It was 100 degrees on opening night. Almost unbearably hot. People were fanning themselves with anything they could get their hands on, mopping their brows with sweat-rags, and eventually, rocking armpit stains with no shame. We were all in the same boat.
Of course, having a glass or two of wine wasn’t helping anyone stay cool. But in the Delacorte—a place that feels so very far from, and yet, so very integral to the city of New York—with all its open air and fireflies and starlight, a glass of wine seems essential to the summer theater experience. Plus, to be totally blunt, As You Like It—a play in which a zillion things happen without any kind of genuine or discernible motivation—kind of requires a glass of wine or two.
Don’t let that scare you off, though. There are some real pleasures in director Daniel Sullivan’s production of As You Like It, even if 90% of the action seems very… random (honestly, a mountain lion that we never see is a major second act plot point). Like Lily Rabe’s fiery Rosalind. And David Furr’s handsome, sensitive, piercing-eyed Orlando.
Sure, they’re costumed as if someone hates them. Furr’s pants look—from behind, from the side—like he’s wearing a very full diaper that needs changing. (Ew.) And Rabe’s dresses clearly came straight from the American Girl Store in Rockefeller Center, ripped out of the Mommy & Me Dress Like Felicity section.
But none of that matters when they speak. Both Rabe and Furr have the perfect voices for Shakespeare: resonant and sure, with a million shades of emotion available to them at any given moment. And their timing and chemistry together are wonderful. Furr’s Orlando provides the ideal center of gravity for the maelstrom of witticism and emotional flip-flopping that is Rabe’s Rosalind.

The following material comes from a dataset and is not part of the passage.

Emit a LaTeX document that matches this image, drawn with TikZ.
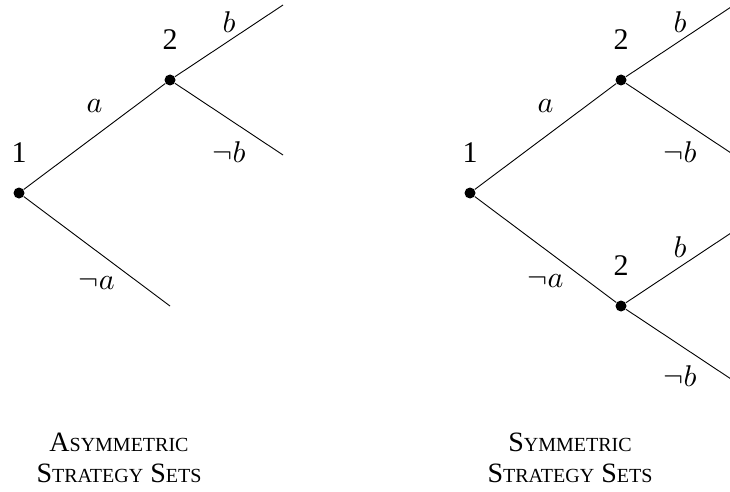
\documentclass[tikz,border=0pt]{standalone}
\usepackage{fontspec}
\setmainfont{Liberation Serif}
\usetikzlibrary{positioning}
\DeclareFontShape{OML}{cmm}{m}{it}{<->cmmi10}{}
\DeclareFontShape{OMS}{cmsy}{m}{n}{<->cmsy10}{}

\newcommand{\fakesc}[1]{{\fontsize{20}{31}\selectfont #1}}

\begin{document}
\begin{tikzpicture}[x=1pt, y=1pt, line width=0.9pt,
    grow'=right,
    level 1/.style={sibling distance=226pt, level distance=151pt},
    level 2/.style={sibling distance=150pt, level distance=113pt},
    every node/.style={font=\fontsize{30}{31}\selectfont},
    dot/.style={circle, fill, inner sep=0pt, minimum size=11pt},
    player/.style={label={[inner sep=0pt, label distance=24pt]above:#1}},
    lbl/.style={inner sep=0pt, yshift=#1},
    caption/.style={align=center, font=\fontsize{28}{31}\selectfont}
]
\useasboundingbox (0,0) rectangle (730,-492);
\clip (0,0) rectangle (730,-492);

% asymmetric game
\node[dot, player=1] (p1) at (19,-193) {}
    child {node[dot, player=2] (p2) {}
        child {coordinate (b1) edge from parent node[lbl=19pt] {$b$}}
        child {coordinate (nb1) edge from parent node[lbl=-33pt] {$\neg b$}}
        edge from parent node[lbl=30pt] {$a$}}
    child {coordinate (na1) edge from parent node[lbl=-32pt] {$\neg a$}};

% symmetric game
\node[dot, player=1] (q1) at (470,-193) {}
    child {node[dot, player=2] (q2) {}
        child {coordinate (b2) edge from parent node[lbl=19pt] {$b$}}
        child {coordinate (nb2) edge from parent node[lbl=-33pt] {$\neg b$}}
        edge from parent node[lbl=30pt] {$a$}}
    child {node[dot, player=2] (q3) {}
        child {coordinate (b3) edge from parent node[lbl=20pt] {$b$}}
        child {coordinate (nb3) edge from parent node[lbl=-31pt] {$\neg b$}}
        edge from parent node[lbl=-32pt] {$\neg a$}};

\node[caption] (capl) at (119,-458) {A\fakesc{SYMMETRIC}\\S\fakesc{TRATEGY} S\fakesc{ETS}};
\node[caption] (capr) at (570,-458) {S\fakesc{YMMETRIC}\\S\fakesc{TRATEGY} S\fakesc{ETS}};
\end{tikzpicture}
\end{document}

But enough about those two. Because there are several other reasons to enjoy As You Like It. Like Oliver Platt, whose fool Touchstone, is completely hilarious without overacting, and Stephen Spinella’s melancholy Jaques—an Eeyore-esque blend of totally miserable and inadvertently funny. As Audrey and Silvius, a goatherd/Touchstone’s main squeeze and a daffy, devoted young shepherd, respectively, Donna Lynne Champlin and Will Rogers are also highlights.
Another highlight? Composer Steve Martin’s music—yes, that Steve Martin, star of Father of the Bride. Even before the show begins Martin’s twangy, bluegrass fare is setting the scene for a 19th Century Americana Forest of Arden. At first it feels a bit like being in Frontier Land at Disney World, waiting your turn to hop on Splash Mountain, but as the show carries on, the music becomes something of a binding agent, holding all the disparate parts of Shakespeare’s play together.
So yeah, you might want to go on a night that’s not 100 degrees. And you’ll probably want a glass of wine, or two, or four. But for the cost of a few hours of your life and a few adult beverages, you’re not likely to find any better entertainment around. Or any more quintessentially New York experience. Armpit stains and all.